◆ Raw data:

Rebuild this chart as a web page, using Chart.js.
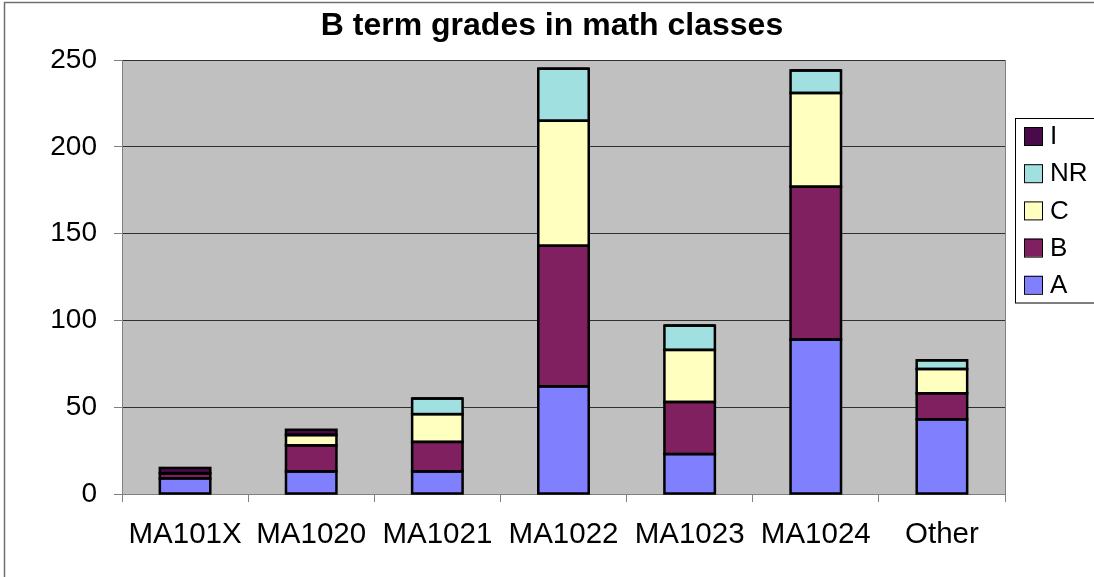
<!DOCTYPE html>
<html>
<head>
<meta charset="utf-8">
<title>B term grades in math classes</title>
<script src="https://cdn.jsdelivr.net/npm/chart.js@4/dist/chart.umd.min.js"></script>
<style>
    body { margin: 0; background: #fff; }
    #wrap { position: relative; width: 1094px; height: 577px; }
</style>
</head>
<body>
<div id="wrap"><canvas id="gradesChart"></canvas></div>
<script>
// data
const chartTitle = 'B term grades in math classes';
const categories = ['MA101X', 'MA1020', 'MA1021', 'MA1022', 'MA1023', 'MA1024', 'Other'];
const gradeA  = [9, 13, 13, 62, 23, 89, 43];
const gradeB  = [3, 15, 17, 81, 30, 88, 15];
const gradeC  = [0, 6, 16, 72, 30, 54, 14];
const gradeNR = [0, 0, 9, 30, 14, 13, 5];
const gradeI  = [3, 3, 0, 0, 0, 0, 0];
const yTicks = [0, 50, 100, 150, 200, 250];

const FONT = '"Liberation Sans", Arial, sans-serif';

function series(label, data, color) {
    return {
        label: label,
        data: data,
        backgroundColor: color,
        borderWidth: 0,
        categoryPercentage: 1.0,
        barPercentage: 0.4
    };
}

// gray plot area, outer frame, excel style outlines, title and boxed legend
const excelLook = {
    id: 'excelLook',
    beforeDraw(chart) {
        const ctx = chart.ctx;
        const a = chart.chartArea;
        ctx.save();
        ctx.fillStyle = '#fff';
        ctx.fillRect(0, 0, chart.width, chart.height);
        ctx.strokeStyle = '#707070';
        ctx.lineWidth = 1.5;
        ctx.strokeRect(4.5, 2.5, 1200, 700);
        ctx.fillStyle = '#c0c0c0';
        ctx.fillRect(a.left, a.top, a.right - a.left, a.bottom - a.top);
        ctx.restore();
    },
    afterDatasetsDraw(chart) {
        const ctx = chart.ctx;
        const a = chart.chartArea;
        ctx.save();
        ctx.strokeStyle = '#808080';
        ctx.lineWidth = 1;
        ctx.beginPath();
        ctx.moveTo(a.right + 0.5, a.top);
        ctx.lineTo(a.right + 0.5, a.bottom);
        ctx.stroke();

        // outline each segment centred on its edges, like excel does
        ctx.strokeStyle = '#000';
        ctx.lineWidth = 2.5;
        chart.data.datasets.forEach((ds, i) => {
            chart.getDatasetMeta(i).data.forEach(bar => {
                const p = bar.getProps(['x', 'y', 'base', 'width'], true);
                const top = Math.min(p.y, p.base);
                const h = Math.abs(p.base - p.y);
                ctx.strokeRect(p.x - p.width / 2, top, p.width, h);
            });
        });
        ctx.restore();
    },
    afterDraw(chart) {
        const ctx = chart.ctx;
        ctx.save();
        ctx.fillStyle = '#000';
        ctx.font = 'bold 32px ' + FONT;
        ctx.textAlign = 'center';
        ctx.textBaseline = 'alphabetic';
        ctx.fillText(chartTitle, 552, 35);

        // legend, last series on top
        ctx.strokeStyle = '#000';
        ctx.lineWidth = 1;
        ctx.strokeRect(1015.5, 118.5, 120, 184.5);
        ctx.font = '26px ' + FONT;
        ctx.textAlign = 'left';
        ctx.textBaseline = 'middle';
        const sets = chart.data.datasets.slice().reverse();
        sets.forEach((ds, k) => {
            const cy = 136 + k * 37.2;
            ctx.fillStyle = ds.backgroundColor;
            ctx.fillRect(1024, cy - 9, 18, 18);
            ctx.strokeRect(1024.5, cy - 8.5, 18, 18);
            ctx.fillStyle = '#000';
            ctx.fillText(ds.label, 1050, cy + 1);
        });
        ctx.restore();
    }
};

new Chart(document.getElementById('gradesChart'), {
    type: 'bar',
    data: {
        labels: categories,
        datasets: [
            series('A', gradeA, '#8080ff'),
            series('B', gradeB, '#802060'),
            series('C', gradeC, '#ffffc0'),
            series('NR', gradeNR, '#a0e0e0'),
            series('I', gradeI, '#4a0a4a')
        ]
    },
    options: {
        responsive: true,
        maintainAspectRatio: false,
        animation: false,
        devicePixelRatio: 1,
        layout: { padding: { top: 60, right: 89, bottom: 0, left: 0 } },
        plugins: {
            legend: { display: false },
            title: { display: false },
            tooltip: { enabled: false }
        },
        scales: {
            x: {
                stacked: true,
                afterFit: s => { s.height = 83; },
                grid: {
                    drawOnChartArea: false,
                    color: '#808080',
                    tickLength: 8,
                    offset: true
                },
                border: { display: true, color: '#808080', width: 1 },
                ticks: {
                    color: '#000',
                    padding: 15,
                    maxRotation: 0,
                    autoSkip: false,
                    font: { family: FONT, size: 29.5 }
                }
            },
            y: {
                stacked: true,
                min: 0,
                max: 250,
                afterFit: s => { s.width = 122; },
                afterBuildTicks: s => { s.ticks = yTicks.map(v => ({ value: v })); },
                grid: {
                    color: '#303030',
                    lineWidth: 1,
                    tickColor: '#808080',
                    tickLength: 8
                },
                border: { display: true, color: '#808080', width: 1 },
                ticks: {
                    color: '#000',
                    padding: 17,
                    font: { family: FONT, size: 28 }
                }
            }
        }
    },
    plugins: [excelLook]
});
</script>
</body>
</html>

◆ Task to complete:
Reproduce the full material exactly, excluding the pictures.

◆ Output of the exercise:
Rebuild this chart as a web page, using Chart.js.
<!DOCTYPE html>
<html>
<head>
<meta charset="utf-8">
<title>B term grades in math classes</title>
<script src="https://cdn.jsdelivr.net/npm/chart.js@4/dist/chart.umd.min.js"></script>
<style>
    body { margin: 0; background: #fff; }
    #wrap { position: relative; width: 1094px; height: 577px; }
</style>
</head>
<body>
<div id="wrap"><canvas id="gradesChart"></canvas></div>
<script>
// data
const chartTitle = 'B term grades in math classes';
const categories = ['MA101X', 'MA1020', 'MA1021', 'MA1022', 'MA1023', 'MA1024', 'Other'];
const gradeA  = [9, 13, 13, 62, 23, 89, 43];
const gradeB  = [3, 15, 17, 81, 30, 88, 15];
const gradeC  = [0, 6, 16, 72, 30, 54, 14];
const gradeNR = [0, 0, 9, 30, 14, 13, 5];
const gradeI  = [3, 3, 0, 0, 0, 0, 0];
const yTicks = [0, 50, 100, 150, 200, 250];

const FONT = '"Liberation Sans", Arial, sans-serif';

function series(label, data, color) {
    return {
        label: label,
        data: data,
        backgroundColor: color,
        borderWidth: 0,
        categoryPercentage: 1.0,
        barPercentage: 0.4
    };
}

// gray plot area, outer frame, excel style outlines, title and boxed legend
const excelLook = {
    id: 'excelLook',
    beforeDraw(chart) {
        const ctx = chart.ctx;
        const a = chart.chartArea;
        ctx.save();
        ctx.fillStyle = '#fff';
        ctx.fillRect(0, 0, chart.width, chart.height);
        ctx.strokeStyle = '#707070';
        ctx.lineWidth = 1.5;
        ctx.strokeRect(4.5, 2.5, 1200, 700);
        ctx.fillStyle = '#c0c0c0';
        ctx.fillRect(a.left, a.top, a.right - a.left, a.bottom - a.top);
        ctx.restore();
    },
    afterDatasetsDraw(chart) {
        const ctx = chart.ctx;
        const a = chart.chartArea;
        ctx.save();
        ctx.strokeStyle = '#808080';
        ctx.lineWidth = 1;
        ctx.beginPath();
        ctx.moveTo(a.right + 0.5, a.top);
        ctx.lineTo(a.right + 0.5, a.bottom);
        ctx.stroke();

        // outline each segment centred on its edges, like excel does
        ctx.strokeStyle = '#000';
        ctx.lineWidth = 2.5;
        chart.data.datasets.forEach((ds, i) => {
            chart.getDatasetMeta(i).data.forEach(bar => {
                const p = bar.getProps(['x', 'y', 'base', 'width'], true);
                const top = Math.min(p.y, p.base);
                const h = Math.abs(p.base - p.y);
                ctx.strokeRect(p.x - p.width / 2, top, p.width, h);
            });
        });
        ctx.restore();
    },
    afterDraw(chart) {
        const ctx = chart.ctx;
        ctx.save();
        ctx.fillStyle = '#000';
        ctx.font = 'bold 32px ' + FONT;
        ctx.textAlign = 'center';
        ctx.textBaseline = 'alphabetic';
        ctx.fillText(chartTitle, 552, 35);

        // legend, last series on top
        ctx.strokeStyle = '#000';
        ctx.lineWidth = 1;
        ctx.strokeRect(1015.5, 118.5, 120, 184.5);
        ctx.font = '26px ' + FONT;
        ctx.textAlign = 'left';
        ctx.textBaseline = 'middle';
        const sets = chart.data.datasets.slice().reverse();
        sets.forEach((ds, k) => {
            const cy = 136 + k * 37.2;
            ctx.fillStyle = ds.backgroundColor;
            ctx.fillRect(1024, cy - 9, 18, 18);
            ctx.strokeRect(1024.5, cy - 8.5, 18, 18);
            ctx.fillStyle = '#000';
            ctx.fillText(ds.label, 1050, cy + 1);
        });
        ctx.restore();
    }
};

new Chart(document.getElementById('gradesChart'), {
    type: 'bar',
    data: {
        labels: categories,
        datasets: [
            series('A', gradeA, '#8080ff'),
            series('B', gradeB, '#802060'),
            series('C', gradeC, '#ffffc0'),
            series('NR', gradeNR, '#a0e0e0'),
            series('I', gradeI, '#4a0a4a')
        ]
    },
    options: {
        responsive: true,
        maintainAspectRatio: false,
        animation: false,
        devicePixelRatio: 1,
        layout: { padding: { top: 60, right: 89, bottom: 0, left: 0 } },
        plugins: {
            legend: { display: false },
            title: { display: false },
            tooltip: { enabled: false }
        },
        scales: {
            x: {
                stacked: true,
                afterFit: s => { s.height = 83; },
                grid: {
                    drawOnChartArea: false,
                    color: '#808080',
                    tickLength: 8,
                    offset: true
                },
                border: { display: true, color: '#808080', width: 1 },
                ticks: {
                    color: '#000',
                    padding: 15,
                    maxRotation: 0,
                    autoSkip: false,
                    font: { family: FONT, size: 29.5 }
                }
            },
            y: {
                stacked: true,
                min: 0,
                max: 250,
                afterFit: s => { s.width = 122; },
                afterBuildTicks: s => { s.ticks = yTicks.map(v => ({ value: v })); },
                grid: {
                    color: '#303030',
                    lineWidth: 1,
                    tickColor: '#808080',
                    tickLength: 8
                },
                border: { display: true, color: '#808080', width: 1 },
                ticks: {
                    color: '#000',
                    padding: 17,
                    font: { family: FONT, size: 28 }
                }
            }
        }
    },
    plugins: [excelLook]
});
</script>
</body>
</html>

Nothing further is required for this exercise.